In "Bill and Ted's Excellent Adventure," the film that put Keanu Reeves on the celluloid map, he and his cohort, Bill, a pair of wayward Southern California high-schoolers who worship Eddie Van Halen, time-travel through history to meet their destiny: a band called Wyld Stallions that eventually plays a pivotal role in the evolution of humanity.
Six years later, Reeves is one of Hollywood's hottest young stars, and he also has his own real-life rock band. Dogstar isn't quite as appealing and certainly doesn't have as big a future as Wyld Stallions, but it made for an amusing close to an evening of light entertainment on Saturday at the Hollywood American Legion Hall.

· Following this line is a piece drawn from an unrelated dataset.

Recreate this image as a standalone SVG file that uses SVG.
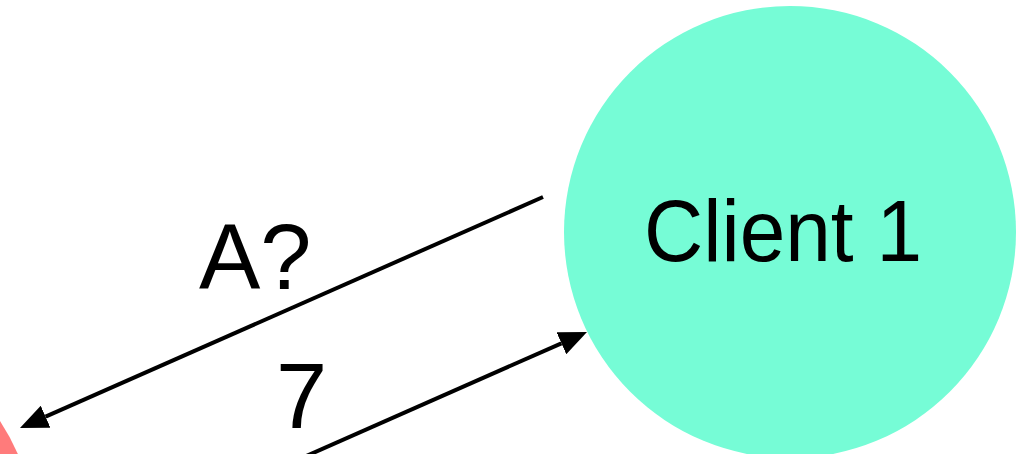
<svg xmlns="http://www.w3.org/2000/svg" width="1031" height="454" viewBox="0 0 1031 454">
  <style>
    .label { font-family: "Liberation Sans", Arial, sans-serif; fill: #000; }
    .edge { stroke: #000; stroke-width: 4; fill: none; }
  </style>
  <defs>
    <marker id="arrow" markerUnits="userSpaceOnUse" markerWidth="28" markerHeight="24" refX="0" refY="12" orient="auto">
      <path d="M0,0 L28,12 L0,24 z" fill="#000"/>
    </marker>
  </defs>
  <rect width="1031" height="454" fill="#fff"/>

  <g id="server">
    <circle cx="-189" cy="545" r="226" fill="#FF7B7B"/>
  </g>

  <g id="client1">
    <circle cx="790" cy="232" r="226" fill="#76FCD6"/>
    <text class="label" x="644" y="261" font-size="87" textLength="278" lengthAdjust="spacingAndGlyphs">Client 1</text>
  </g>

  <g id="connectors">
    <path class="edge" d="M543,197 L45.6,416.7" marker-end="url(#arrow)"/>
    <path class="edge" d="M278,468.5 L561.4,343.3" marker-end="url(#arrow)"/>
    <text class="label" x="199" y="289" font-size="92">A?</text>
    <text class="label" x="276" y="428" font-size="92">7</text>
  </g>
</svg>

The audience, a mixture of the crush-stricken and the curious, seemed primed for the main event from the get-go, generating warm support for opening acts Dakota Wild Flowers (an exuberant guitar-pop trio) and Brother (a bagpipe-wielding progressive-rock outfit from Australia).
Though Dogstar's show was punctuated by outbursts of screaming prompted by bassist Reeves' solos and gestures, the music itself simply wasn't all that interesting. A competent, energetic blend of punk-pop a la Bad Religion with perhaps a dose of Pixies-style acidity thrown in for good measure, it lacked the sturdy songwriting and hefty hooks that make those bands memorable.
Compounding these problems were weaknesses in the vocal department. Though each of the four members took a stab at the mike, none was a more than passable singer.
Frontman Brett Domrose moved through most of the standard rock-star poses with relish, while Reeves maintained a reasonably low profile, assuming vocal duties only once. Ironically, it was Reeves' very Ted-like stage presence--his earnest, underplayed enthusiasm--that upstaged the grandstanding of his bandmates.
Neither bodacious nor bogus, it was a most non-heinous adventure.